Here's an analysis from Levy: Magritte's room, portraying the "stabbed mannequin," by its very complexity, sets up resonances that echo throughout Robbe-Grillet's text. It matters little that the latter's narrative contradicts details in the painting or adds to them, since the picture is subverted in the same manner that reality is contradicted. The three men looking in the window of The Menaced Assassin are not mentioned in Robbe-Grillet's text and the bowler-hatted man on the left, outside the door, is holding a baluster, not a club. Robbe-Grillet invents the sound of the phonograph that the young man inside the room is listening to and the narrator says it is replaying the woman's cry. This cry animates the painting and the naked mannequin which becomes a "real" woman. Although there is no sewing machine in the picture, the narrator tells us that the phonograph is the same age as the sewing machine, an allusion to Lautréamont's dissecting table where the fortuitous encounter of an umbrella and a sewing machine generates the ultimate spark of Surrealist beauty and activity.
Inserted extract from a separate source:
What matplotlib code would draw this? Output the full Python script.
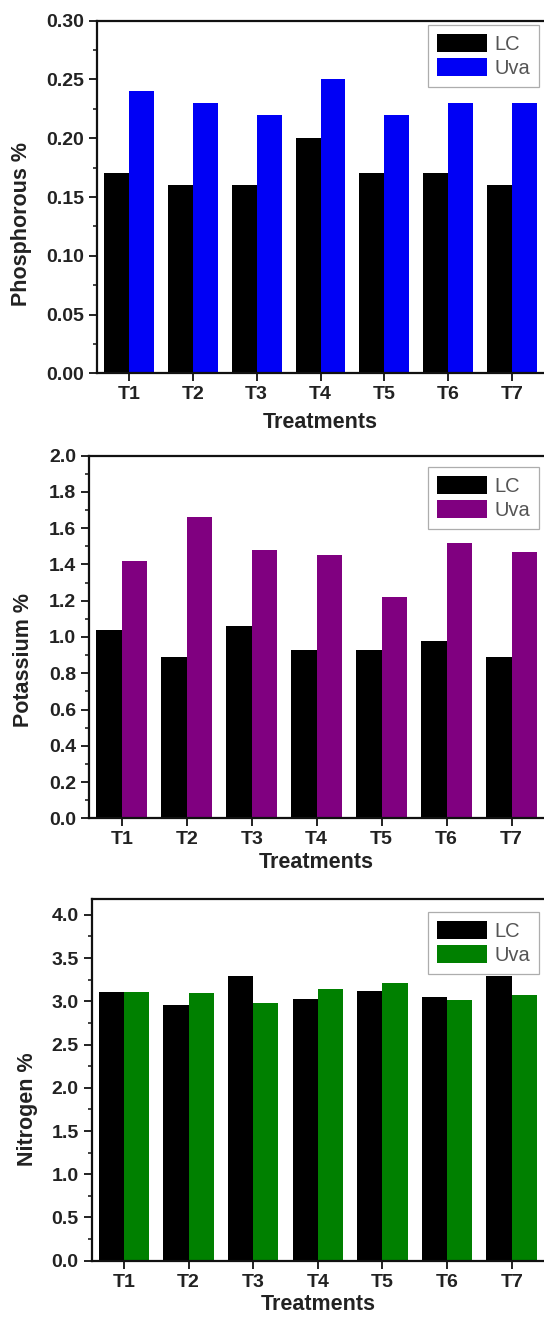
import matplotlib
matplotlib.use("Agg")
import matplotlib.pyplot as plt
import numpy as np
from matplotlib.ticker import MultipleLocator, FormatStrFormatter

# ---- data ----
treatments = ["T1", "T2", "T3", "T4", "T5", "T6", "T7"]
series_names = ["LC", "Uva"]

phosphorous_lc = [0.17, 0.16, 0.16, 0.20, 0.17, 0.17, 0.16]
phosphorous_uva = [0.24, 0.23, 0.22, 0.25, 0.22, 0.23, 0.23]

potassium_lc = [1.04, 0.89, 1.06, 0.93, 0.93, 0.98, 0.89]
potassium_uva = [1.42, 1.66, 1.48, 1.45, 1.22, 1.52, 1.47]

nitrogen_lc = [3.11, 2.96, 3.29, 3.03, 3.12, 3.05, 3.29]
nitrogen_uva = [3.11, 3.10, 2.98, 3.14, 3.21, 3.01, 3.07]

W, H = 544, 1319
DPI = 100
fig = plt.figure(figsize=(W / DPI, H / DPI), dpi=DPI)
fig.patch.set_facecolor("white")

FONT = "Liberation Sans"

panels = [
    dict(lc=phosphorous_lc, uva=phosphorous_uva, color="#0000F5", ylabel="Phosphorous %",
         ylim=(0, 0.30), major=0.05, minor=0.025, fmt="%.2f",
         box=(97, 544, 20.7, 373.3), ylab=(22, 224), xlab=(320, 423), leg_top=25),
    dict(lc=potassium_lc, uva=potassium_uva, color="#800080", ylabel="Potassium %",
         ylim=(0, 2.0), major=0.2, minor=0.1, fmt="%.1f",
         box=(89.3, 544, 455.7, 818.3), ylab=(24, 660), xlab=(316, 863), leg_top=467),
    dict(lc=nitrogen_lc, uva=nitrogen_uva, color="#008000", ylabel="Nitrogen %",
         ylim=(0, 4.18), major=0.5, minor=0.25, fmt="%.1f",
         box=(91.7, 544, 899.3, 1260.7), ylab=(27, 1109), xlab=(318, 1305), leg_top=912),
]

x = np.arange(1, len(treatments) + 1)
bw = 0.39

for p in panels:
    l, r, t, b = p["box"]
    ax = fig.add_axes([l / W, 1 - b / H, (r - l) / W, (b - t) / H])
    h1 = ax.bar(x - bw / 2, p["lc"], width=bw, color="black", edgecolor="none", label=series_names[0])
    h2 = ax.bar(x + bw / 2, p["uva"], width=bw, color=p["color"], edgecolor="none", label=series_names[1])
    ax.set_xlim(0.5, 7.5)
    ax.set_ylim(*p["ylim"])
    ax.set_xticks(x)
    ax.set_xticklabels(treatments)
    ax.yaxis.set_major_locator(MultipleLocator(p["major"]))
    ax.yaxis.set_minor_locator(MultipleLocator(p["minor"]))
    ax.yaxis.set_major_formatter(FormatStrFormatter(p["fmt"]))
    ax.spines["right"].set_visible(False)
    for s in ["left", "bottom", "top"]:
        ax.spines[s].set_linewidth(1.6)
        ax.spines[s].set_color("#111111")
    ax.tick_params(axis="both", which="major", direction="out", length=6, width=1.4,
                   labelsize=14, pad=3.5, colors="#222222")
    ax.tick_params(axis="y", which="minor", direction="out", length=3, width=1.2, colors="#222222")
    ax.tick_params(axis="x", which="minor", bottom=False)
    ax.tick_params(top=False, right=False)
    for lab in ax.get_xticklabels() + ax.get_yticklabels():
        lab.set_fontfamily(FONT)
        lab.set_fontweight("bold")
        lab.set_color("#222222")

    # axis labels
    fig.text(p["ylab"][0] / W, 1 - p["ylab"][1] / H, p["ylabel"], rotation=90,
             ha="center", va="center", fontsize=15.5, fontweight="bold",
             family=FONT, color="#222222")
    fig.text(p["xlab"][0] / W, 1 - p["xlab"][1] / H, "Treatments",
             ha="center", va="center", fontsize=15.5, fontweight="bold",
             family=FONT, color="#222222")

    leg = ax.legend(handles=[h1, h2], loc="upper right",
                    bbox_to_anchor=(539 / W, 1 - p["leg_top"] / H),
                    bbox_transform=fig.transFigure, borderaxespad=0,
                    prop={"family": FONT, "size": 14.5}, frameon=True, fancybox=False,
                    handlelength=2.5, handleheight=1.0, handletextpad=0.35,
                    labelspacing=0.2, borderpad=0.45)
    leg.get_frame().set_edgecolor("#999999")
    leg.get_frame().set_linewidth(0.9)
    for txt in leg.get_texts():
        txt.set_color("#555555")

fig.savefig("out.png", dpi=DPI, facecolor="white")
David Sylvester, Magritte's biographer, suggests that this painting and the 1927 Young Girl Eating a Bird were scripted from a set of violent and erotic poems by Paul Nouge finally published in 1956. The poems were written circa 1926-1927 when both Magritte and Nouge were working together designing catalogues for Samuels, a fur company. Here are some of the poetry lines:
Four heads (Magritte only had room for three) stare at the murderer.
In the corridor on either side of the wide pen door,
Two men are approaching unable as yet to discern the spectacle.
They are ugly customers.
Crouching, they hug the wall.
One of them unfurls a huge net, the other brandishing a club.
All this will be called, "The Threatened Murderer."